'''
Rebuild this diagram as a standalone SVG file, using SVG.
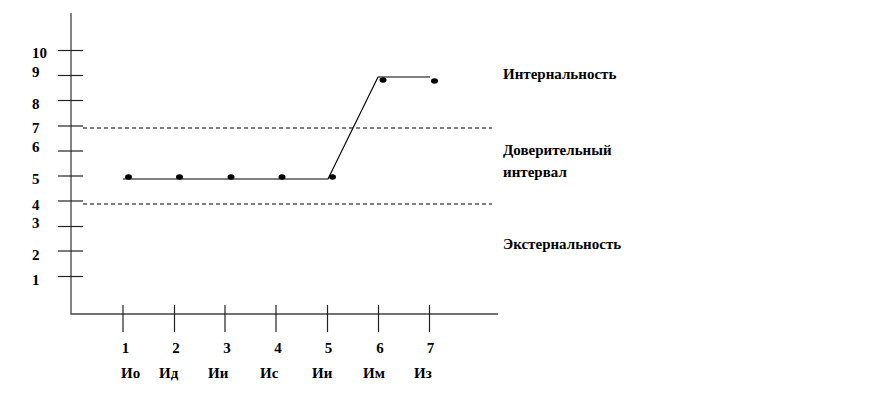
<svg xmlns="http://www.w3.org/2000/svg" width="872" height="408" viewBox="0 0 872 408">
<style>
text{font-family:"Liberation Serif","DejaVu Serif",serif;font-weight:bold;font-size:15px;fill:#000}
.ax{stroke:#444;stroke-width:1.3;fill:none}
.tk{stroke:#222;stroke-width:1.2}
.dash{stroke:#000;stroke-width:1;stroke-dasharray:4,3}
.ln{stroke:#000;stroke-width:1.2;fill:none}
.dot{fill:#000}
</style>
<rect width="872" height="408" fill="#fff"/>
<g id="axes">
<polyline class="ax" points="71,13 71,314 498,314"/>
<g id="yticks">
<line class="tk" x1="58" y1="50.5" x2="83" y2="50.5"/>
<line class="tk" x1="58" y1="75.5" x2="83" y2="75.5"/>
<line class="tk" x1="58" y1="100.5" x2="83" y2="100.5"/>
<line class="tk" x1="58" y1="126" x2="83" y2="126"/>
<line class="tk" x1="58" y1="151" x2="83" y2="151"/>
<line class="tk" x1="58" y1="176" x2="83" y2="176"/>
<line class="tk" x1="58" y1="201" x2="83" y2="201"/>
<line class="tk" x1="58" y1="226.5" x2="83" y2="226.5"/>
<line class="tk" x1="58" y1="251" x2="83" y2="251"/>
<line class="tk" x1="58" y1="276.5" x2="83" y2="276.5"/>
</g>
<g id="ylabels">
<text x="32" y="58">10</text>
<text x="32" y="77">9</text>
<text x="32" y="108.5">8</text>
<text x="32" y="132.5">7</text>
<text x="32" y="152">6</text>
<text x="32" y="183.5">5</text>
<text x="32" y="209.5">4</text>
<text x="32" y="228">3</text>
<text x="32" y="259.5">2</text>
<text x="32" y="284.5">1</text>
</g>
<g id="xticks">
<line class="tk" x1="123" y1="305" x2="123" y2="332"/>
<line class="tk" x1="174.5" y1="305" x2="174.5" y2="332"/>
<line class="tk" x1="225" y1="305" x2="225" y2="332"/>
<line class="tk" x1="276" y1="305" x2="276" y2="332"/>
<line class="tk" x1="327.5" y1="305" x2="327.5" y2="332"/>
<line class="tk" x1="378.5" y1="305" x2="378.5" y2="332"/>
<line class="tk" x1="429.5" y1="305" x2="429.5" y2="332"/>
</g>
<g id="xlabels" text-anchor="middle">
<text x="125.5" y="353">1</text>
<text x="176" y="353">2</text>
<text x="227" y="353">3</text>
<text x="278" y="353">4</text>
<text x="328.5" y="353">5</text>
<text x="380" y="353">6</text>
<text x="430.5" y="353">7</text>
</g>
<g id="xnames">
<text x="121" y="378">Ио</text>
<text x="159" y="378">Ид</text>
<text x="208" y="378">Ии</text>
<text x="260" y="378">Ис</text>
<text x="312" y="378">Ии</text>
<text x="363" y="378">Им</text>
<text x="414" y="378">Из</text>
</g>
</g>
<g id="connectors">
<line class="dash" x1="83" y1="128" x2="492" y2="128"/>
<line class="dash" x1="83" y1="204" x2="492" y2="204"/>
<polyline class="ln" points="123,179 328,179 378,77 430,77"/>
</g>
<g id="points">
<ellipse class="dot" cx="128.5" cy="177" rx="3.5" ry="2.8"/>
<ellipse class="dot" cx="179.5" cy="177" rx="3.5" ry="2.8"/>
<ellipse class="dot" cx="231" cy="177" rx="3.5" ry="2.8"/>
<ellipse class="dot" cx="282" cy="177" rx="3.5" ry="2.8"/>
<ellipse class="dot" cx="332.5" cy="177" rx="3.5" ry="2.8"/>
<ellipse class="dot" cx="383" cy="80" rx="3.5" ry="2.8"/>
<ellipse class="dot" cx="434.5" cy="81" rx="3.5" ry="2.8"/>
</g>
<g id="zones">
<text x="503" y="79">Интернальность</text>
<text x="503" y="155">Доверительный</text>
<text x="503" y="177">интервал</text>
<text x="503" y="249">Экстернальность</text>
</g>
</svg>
'''
STATED EXERCISE => Give every line back word for word and leave the pictures out.

TASK RESPONSE =>
Rebuild this diagram as a standalone SVG file, using SVG.
<svg xmlns="http://www.w3.org/2000/svg" width="872" height="408" viewBox="0 0 872 408">
<style>
text{font-family:"Liberation Serif","DejaVu Serif",serif;font-weight:bold;font-size:15px;fill:#000}
.ax{stroke:#444;stroke-width:1.3;fill:none}
.tk{stroke:#222;stroke-width:1.2}
.dash{stroke:#000;stroke-width:1;stroke-dasharray:4,3}
.ln{stroke:#000;stroke-width:1.2;fill:none}
.dot{fill:#000}
</style>
<rect width="872" height="408" fill="#fff"/>
<g id="axes">
<polyline class="ax" points="71,13 71,314 498,314"/>
<g id="yticks">
<line class="tk" x1="58" y1="50.5" x2="83" y2="50.5"/>
<line class="tk" x1="58" y1="75.5" x2="83" y2="75.5"/>
<line class="tk" x1="58" y1="100.5" x2="83" y2="100.5"/>
<line class="tk" x1="58" y1="126" x2="83" y2="126"/>
<line class="tk" x1="58" y1="151" x2="83" y2="151"/>
<line class="tk" x1="58" y1="176" x2="83" y2="176"/>
<line class="tk" x1="58" y1="201" x2="83" y2="201"/>
<line class="tk" x1="58" y1="226.5" x2="83" y2="226.5"/>
<line class="tk" x1="58" y1="251" x2="83" y2="251"/>
<line class="tk" x1="58" y1="276.5" x2="83" y2="276.5"/>
</g>
<g id="ylabels">
<text x="32" y="58">10</text>
<text x="32" y="77">9</text>
<text x="32" y="108.5">8</text>
<text x="32" y="132.5">7</text>
<text x="32" y="152">6</text>
<text x="32" y="183.5">5</text>
<text x="32" y="209.5">4</text>
<text x="32" y="228">3</text>
<text x="32" y="259.5">2</text>
<text x="32" y="284.5">1</text>
</g>
<g id="xticks">
<line class="tk" x1="123" y1="305" x2="123" y2="332"/>
<line class="tk" x1="174.5" y1="305" x2="174.5" y2="332"/>
<line class="tk" x1="225" y1="305" x2="225" y2="332"/>
<line class="tk" x1="276" y1="305" x2="276" y2="332"/>
<line class="tk" x1="327.5" y1="305" x2="327.5" y2="332"/>
<line class="tk" x1="378.5" y1="305" x2="378.5" y2="332"/>
<line class="tk" x1="429.5" y1="305" x2="429.5" y2="332"/>
</g>
<g id="xlabels" text-anchor="middle">
<text x="125.5" y="353">1</text>
<text x="176" y="353">2</text>
<text x="227" y="353">3</text>
<text x="278" y="353">4</text>
<text x="328.5" y="353">5</text>
<text x="380" y="353">6</text>
<text x="430.5" y="353">7</text>
</g>
<g id="xnames">
<text x="121" y="378">Ио</text>
<text x="159" y="378">Ид</text>
<text x="208" y="378">Ии</text>
<text x="260" y="378">Ис</text>
<text x="312" y="378">Ии</text>
<text x="363" y="378">Им</text>
<text x="414" y="378">Из</text>
</g>
</g>
<g id="connectors">
<line class="dash" x1="83" y1="128" x2="492" y2="128"/>
<line class="dash" x1="83" y1="204" x2="492" y2="204"/>
<polyline class="ln" points="123,179 328,179 378,77 430,77"/>
</g>
<g id="points">
<ellipse class="dot" cx="128.5" cy="177" rx="3.5" ry="2.8"/>
<ellipse class="dot" cx="179.5" cy="177" rx="3.5" ry="2.8"/>
<ellipse class="dot" cx="231" cy="177" rx="3.5" ry="2.8"/>
<ellipse class="dot" cx="282" cy="177" rx="3.5" ry="2.8"/>
<ellipse class="dot" cx="332.5" cy="177" rx="3.5" ry="2.8"/>
<ellipse class="dot" cx="383" cy="80" rx="3.5" ry="2.8"/>
<ellipse class="dot" cx="434.5" cy="81" rx="3.5" ry="2.8"/>
</g>
<g id="zones">
<text x="503" y="79">Интернальность</text>
<text x="503" y="155">Доверительный</text>
<text x="503" y="177">интервал</text>
<text x="503" y="249">Экстернальность</text>
</g>
</svg>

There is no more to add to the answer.